Der Tagesablauf im Dienste des liturgischen Lebens

 

  • Ich nehme an, dass ihre Tagesabläufe im Hinblick auf ihr liturgisches Leben festgelegt sind, ist das richtig?

  • In der Tat. Die Matutin inmitten der Nacht, die Konventmesse am Morgen, und die Vesper am Abend, geben dem Kartäusertag seinen Rhythmus; diese Uffizien sind die wichtigsten Momente des Tages zu denen die Mönche ihre Zellen verlassen um sich in die Kirche zu begeben.

  • Welchen Platz nimmt die Liturgie im Leben des Kartäusers ein?

  • Da unsere Berufung darin besteht mit Christus und in Christus durch unseren Dienst des Lobes und der Fürbitte, ein Lob Gottes des Vaters zu sein, so ist die Eucharistie, welche jeden Morgen gefeiert und im Gregorianischen Choral von der Gemeinschaft gesungen wird, «die Wurzel und der Angelpunkt unseres Lebens».

  • Und das göttliche Uffizium?

  • Wenngleich der Kartäuser einen guten Teil des göttlichen Uffiziums allein in der Zelle betet, so weiß er doch, dass seine Stimme keine individuelle, isolierte Stimme ist, welche sich in der Weite des Universums verliert, sondern, dass sie das Gebet Christi und der ganzen Kirche ist. Ja, in der Liturgie ist es Christus der als unser Haupt in uns betet, sodass wir in Ihm unsere Stimmen wieder erkennen und Seine in uns.

 

 

 

 

  1. DIE URSPRÜNGE DES KARTÄUSERORDENS

 

  • Jetzt würde ich ihnen, wenn sie erlauben, gerne noch eine elementare Frage stellen: Was ist das genau, die Kartause?

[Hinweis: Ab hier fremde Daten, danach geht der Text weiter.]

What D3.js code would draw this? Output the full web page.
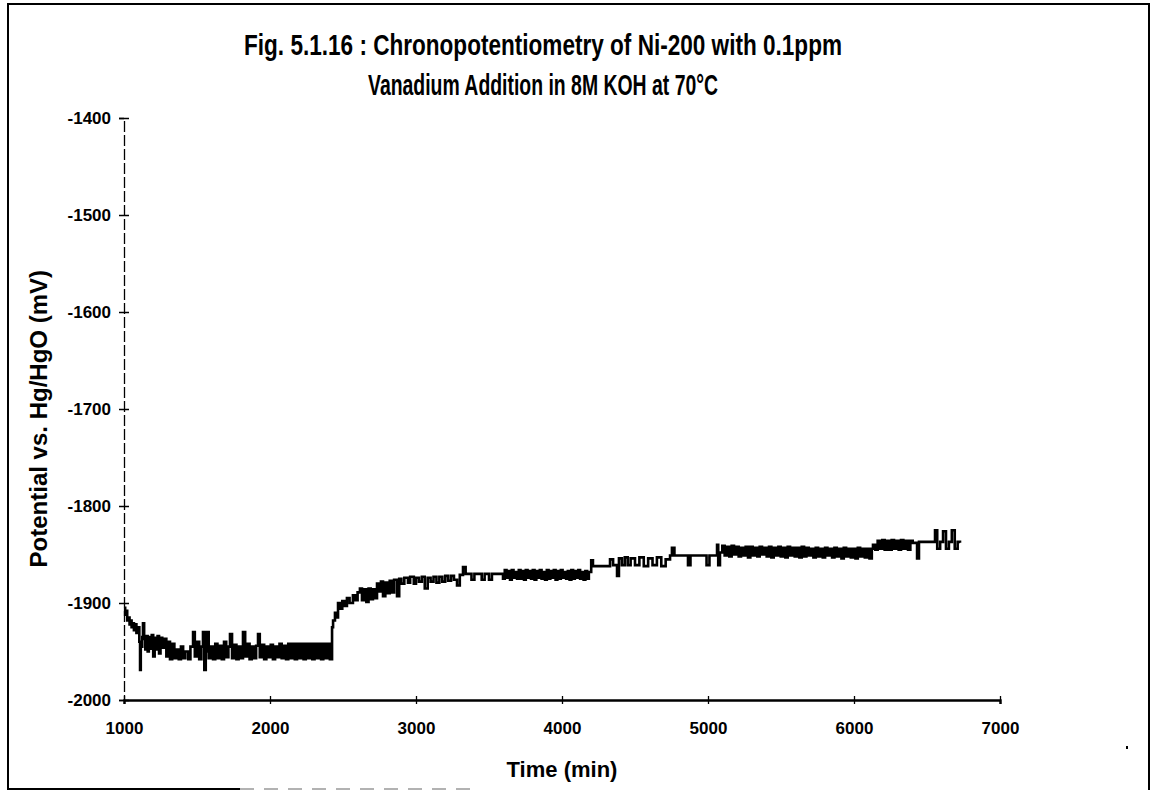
<html>
<head>
<meta charset="utf-8">
<script src="https://d3js.org/d3.v7.min.js"></script>
<style>
  body { margin: 0; background: #fff; }
  text { font-family: "Liberation Sans", Arial, sans-serif; font-weight: bold; fill: #000; }
</style>
</head>
<body>
<div id="chart"></div>
<script>

// svg size
var svg_width = 1152
var svg_height = 796

// axis ticks
var x_ticks = [1000, 2000, 3000, 4000, 5000, 6000, 7000]
var y_ticks = [-2000, -1900, -1800, -1700, -1600, -1500, -1400]

// time (min)
var time_min = [
  1000, 1008, 1015, 1022, 1030, 1038, 1045, 1052, 1060, 1068, 1075, 1085, 1095, 1105, 1110, 1115,
  1125, 1130, 1138, 1146, 1154, 1162, 1170, 1180, 1190, 1200, 1210, 1220, 1230, 1240, 1250, 1262,
  1275, 1290, 1300, 1315, 1330, 1345, 1360, 1375, 1390, 1405, 1420, 1440, 1455, 1473, 1485, 1500,
  1515, 1530, 1541, 1550, 1560, 1568, 1580, 1595, 1610, 1625, 1640, 1655, 1670, 1685, 1700, 1715,
  1726, 1740, 1755, 1770, 1785, 1800, 1815, 1830, 1845, 1860, 1875, 1890, 1905, 1918, 1930, 1945,
  1960, 1975, 1990, 2005, 2020, 2035, 2050, 2065, 2080, 2095, 2110, 2125, 2140, 2155, 2170, 2185,
  2200, 2215, 2230, 2245, 2260, 2275, 2290, 2305, 2320, 2335, 2350, 2365, 2380, 2395, 2410,
  2425, 2432, 2445, 2455, 2466, 2480, 2495, 2510, 2527, 2545, 2568, 2585, 2600, 2616, 2630, 2645,
  2660, 2675, 2690, 2705, 2720, 2733, 2745, 2760, 2774, 2790, 2805, 2820, 2835, 2850, 2870, 2885,
  2900, 2920, 2945, 2960, 2985, 3000, 3020, 3040, 3060, 3080, 3100, 3120, 3140, 3160, 3180, 3200,
  3220, 3240, 3260, 3281, 3300, 3322, 3340, 3360, 3380, 3400, 3430, 3450, 3470, 3500, 3520, 3560,
  3596, 3608, 3620, 3632, 3644, 3656, 3668, 3680, 3692, 3704,
  3716, 3728, 3740, 3752, 3764, 3776, 3788, 3800, 3812, 3824,
  3836, 3848, 3860, 3872, 3884, 3896, 3908, 3920, 3932, 3944,
  3956, 3968, 3980, 3992, 4004, 4016, 4028, 4040, 4052, 4064,
  4076, 4088, 4100, 4112, 4124, 4136, 4148, 4160, 4172, 4184,
  4192, 4200, 4212, 4260, 4300, 4329, 4350, 4377, 4390, 4410, 4430, 4450, 4470, 4500, 4530, 4560,
  4590, 4620, 4650, 4680, 4710, 4740, 4753, 4770, 4820, 4863, 4880, 4920, 4950, 4990, 5010, 5040,
  5062, 5070,
  5082, 5098, 5114, 5130, 5146, 5162, 5178, 5194, 5210, 5226,
  5242, 5258, 5274, 5290, 5306, 5322, 5338, 5354, 5370, 5386,
  5402, 5418, 5434, 5450, 5466, 5482, 5498, 5514, 5530, 5546,
  5562, 5578, 5594, 5610, 5626, 5642, 5658, 5674, 5690, 5706,
  5722, 5738, 5754, 5770, 5786, 5802, 5818, 5834, 5850, 5866,
  5882, 5898, 5914, 5930, 5946, 5962, 5978, 5994, 6010, 6026,
  6042, 6058, 6074, 6090, 6106, 6122,
  6130, 6146, 6162, 6178, 6194, 6210, 6226, 6242, 6258, 6274, 6290, 6306, 6322, 6338, 6354, 6370,
  6386, 6402, 6418, 6432, 6445, 6541, 6555, 6570, 6590, 6610, 6630, 6650, 6670, 6690, 6710, 6726
]

// potential vs. Hg/HgO (mV), same order
var potential_mv = [
  -1905, -1912, -1908, -1918, -1915, -1922, -1918, -1925, -1921, -1928, -1922, -1931, -1925, -1940, -1969, -1945,
  -1935, -1921, -1937, -1948, -1934, -1950, -1935, -1947, -1933, -1955, -1936, -1948, -1934, -1952, -1936, -1946,
  -1937, -1955, -1940, -1958, -1942, -1957, -1948, -1958, -1945, -1957, -1950, -1958, -1945, -1930, -1955, -1940,
  -1958, -1945, -1930, -1969, -1950, -1930, -1957, -1945, -1958, -1942, -1957, -1944, -1958, -1940, -1956, -1945,
  -1932, -1957, -1943, -1958, -1945, -1957, -1930, -1955, -1942, -1958, -1945, -1957, -1944, -1932, -1956, -1943,
  -1958, -1945, -1956, -1943, -1958, -1945, -1956, -1942, -1957, -1944, -1958, -1942, -1957, -1942, -1958, -1942,
  -1957, -1942, -1958, -1942, -1957, -1942, -1958, -1942, -1957, -1942, -1958, -1942, -1957, -1942, -1958,
  -1925, -1918, -1910, -1915, -1900, -1906, -1898, -1903, -1895, -1900, -1892, -1897, -1889, -1885, -1897, -1886,
  -1899, -1885, -1896, -1886, -1895, -1880, -1888, -1878, -1893, -1879, -1890, -1877, -1889, -1876, -1893, -1875,
  -1880, -1874, -1879, -1873, -1880, -1874, -1878, -1873, -1885, -1874, -1878, -1873, -1879, -1873, -1878, -1872,
  -1877, -1872, -1876, -1882, -1871, -1863, -1870, -1870, -1876, -1870, -1870, -1876, -1870, -1876, -1870, -1870,
  -1875, -1866, -1874, -1867, -1876, -1866, -1874, -1868, -1875, -1866,
  -1875, -1867, -1876, -1866, -1874, -1867, -1875, -1866, -1876, -1867,
  -1874, -1866, -1875, -1868, -1876, -1866, -1875, -1867, -1874, -1866,
  -1876, -1867, -1875, -1866, -1874, -1868, -1875, -1867, -1876, -1866,
  -1875, -1867, -1874, -1866, -1875, -1868, -1876, -1867, -1875, -1868,
  -1868, -1856, -1862, -1862, -1862, -1855, -1861, -1872, -1854, -1861, -1853, -1861, -1854, -1861, -1853, -1862,
  -1854, -1861, -1853, -1862, -1855, -1851, -1843, -1851, -1851, -1861, -1851, -1851, -1851, -1861, -1851, -1851,
  -1840, -1861,
  -1848, -1841, -1851, -1842, -1852, -1841, -1850, -1842, -1852, -1843,
  -1851, -1842, -1853, -1842, -1851, -1843, -1852, -1842, -1850, -1843,
  -1852, -1842, -1853, -1843, -1851, -1842, -1852, -1843, -1853, -1842,
  -1851, -1843, -1852, -1843, -1853, -1842, -1852, -1843, -1851, -1844,
  -1853, -1843, -1852, -1844, -1853, -1843, -1851, -1844, -1853, -1843,
  -1852, -1844, -1854, -1843, -1852, -1844, -1853, -1844, -1854, -1843,
  -1852, -1844, -1853, -1844, -1854, -1844,
  -1840, -1845, -1836, -1844, -1835, -1845, -1836, -1845, -1835, -1844, -1836, -1845, -1835, -1844, -1836, -1845,
  -1836, -1838, -1838, -1854, -1837, -1837, -1825, -1844, -1837, -1826, -1844, -1837, -1825, -1844, -1837, -1838
]

var svg = d3.select("#chart").append("svg")
  .attr("width", svg_width)
  .attr("height", svg_height)

// frame of the scanned page
svg.append("path")
  .attr("d", "M8,790 L8,4 L1149,4 L1149,790")
  .style("fill", "none")
  .style("stroke", "#000")
  .style("stroke-width", 2)

svg.append("line")
  .attr("x1", 8).attr("y1", 789).attr("x2", 240).attr("y2", 789)
  .style("stroke", "#000")
  .style("stroke-width", 2)

svg.append("line")
  .attr("x1", 240).attr("y1", 789).attr("x2", 480).attr("y2", 789)
  .style("stroke", "#999")
  .style("stroke-width", 1.5)
  .style("stroke-dasharray", "14,10")

// stray speck on the scan
svg.append("rect")
  .attr("x", 1126).attr("y", 746).attr("width", 2).attr("height", 3)
  .style("fill", "#000")

var x = d3.scaleLinear()
  .domain([1000, 7000])
  .range([124, 1000])

var y = d3.scaleLinear()
  .domain([-2000, -1400])
  .range([700, 118])

// title, the scan shows a tall narrow bold face
svg.append("text")
  .attr("transform", "translate(543,55) scale(1,1.25)")
  .attr("text-anchor", "middle")
  .attr("font-size", 23)
  .attr("textLength", 598)
  .attr("lengthAdjust", "spacingAndGlyphs")
  .text("Fig. 5.1.16 : Chronopotentiometry of Ni-200 with 0.1ppm")

svg.append("text")
  .attr("transform", "translate(543,95) scale(1,1.25)")
  .attr("text-anchor", "middle")
  .attr("font-size", 23)
  .attr("textLength", 350)
  .attr("lengthAdjust", "spacingAndGlyphs")
  .text("Vanadium Addition in 8M KOH at 70°C")

// y axis
var y_axis = svg.append("g")
  .attr("transform", "translate(" + x(1000) + ",0)")
  .call(d3.axisLeft(y).tickValues(y_ticks).tickSize(5).tickPadding(8)
    .tickFormat(function(d) { return String(d) }))

y_axis.select(".domain").style("stroke-width", 1.3).style("stroke-dasharray", "11,3")
y_axis.selectAll(".tick line").attr("x1", -5).attr("x2", 5).style("stroke-width", 1.5)
y_axis.selectAll(".tick text")
  .attr("font-size", 17)
  .style("font-family", "Liberation Sans, Arial, sans-serif")
  .style("font-weight", "bold")

// x axis
var x_axis = svg.append("g")
  .attr("transform", "translate(0," + y(-2000) + ")")
  .call(d3.axisBottom(x).tickValues(x_ticks).tickSize(4).tickPadding(18)
    .tickFormat(function(d) { return String(d) }))

x_axis.select(".domain").style("stroke-width", 2.4)
x_axis.selectAll(".tick line").attr("y1", -4).style("stroke-width", 1.3)
x_axis.selectAll(".tick text")
  .attr("font-size", 17)
  .style("font-family", "Liberation Sans, Arial, sans-serif")
  .style("font-weight", "bold")

// axis titles
svg.append("text")
  .attr("transform", "translate(47," + y(-1710) + ") rotate(-90)")
  .attr("text-anchor", "middle")
  .attr("font-size", 24)
  .text("Potential vs. Hg/HgO (mV)")

svg.append("text")
  .attr("x", 562)
  .attr("y", 777)
  .attr("text-anchor", "middle")
  .attr("font-size", 22)
  .text("Time (min)")

// the trace
var points = d3.zip(time_min, potential_mv)

var line = d3.line()
  .x(function(d) { return x(d[0]) })
  .y(function(d) { return y(d[1]) })
  .curve(d3.curveStepAfter)

svg.append("path")
  .datum(points)
  .attr("d", line)
  .style("fill", "none")
  .style("stroke", "#000")
  .style("stroke-width", 2.6)

</script>
</body>
</html>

  • Ein gegen Ende des XI. (11.) Jahrhunderts geborener monastischer Orden, ein Weg der dem Evangelium folgt und mehr als neun Jahrhunderte Erfahrung hat.

  • Wer ist sein Gründer?

  • Ich würde eher von einem ‘Initiator‘ als von einem ‘Gründer‘ dieser Lebensform sprechen: das war der heilige Bruno, der um das Jahr 1030 in Köln geboren wurde. Er war Student, dann Kanoniker und Rektor der berühmten Kathedralenschule von Reims. Er zog sich mit sechs Gefährten in einem einsamen und verborgenen Winkel der Südfranzösischen Alpen zurück, dem Massiv der Chartreuse (Kartause), ca. 30 Km von Grenoble entfernt. Bis heute befindet sich das Haupthaus des Ordens an diesem Ort.

  • Warum sagen sie vom heiligen Bruno, dass er nicht der Gründer des Ordens sondern sein ‘Initiator’ war?

  • Weil der heilige Bruno in der Tat keinerlei monastische Regel geschrieben hat. Darüber hinaus blieb er nicht besonders lange in der Einsiedelei der Chartreuse. Von Papst Urban II, welcher in Reims sein Schüler gewesen war, gerufen, musste er sich nach Rom begeben und den Papst bei seiner Übersiedelung in den Süden Italiens begleiten. Urban II verstand das Charisma des heiligen Bruno, welcher zutiefst vom eremitischen Leben angezogen war und erlaubte ihm, sich von neuem an einem einsamen Ort in Calabrien zurückzuziehen, genau gesagt in Santa Maria della Torre. Dort gründete er zusammen mit mehreren Gefährten eine Einsiedelei welcher der, der Chartreuse ähnlich war. Er starb dort 1101. Seine Gebeine ruhen dort. Jedoch war es die erste Gründung der Kartause, in den französischen Alpen, welche seinem Geist treu blieb und nach einigen Jahren, am Ursprung des monastischen Ordens der Kartäuser stand.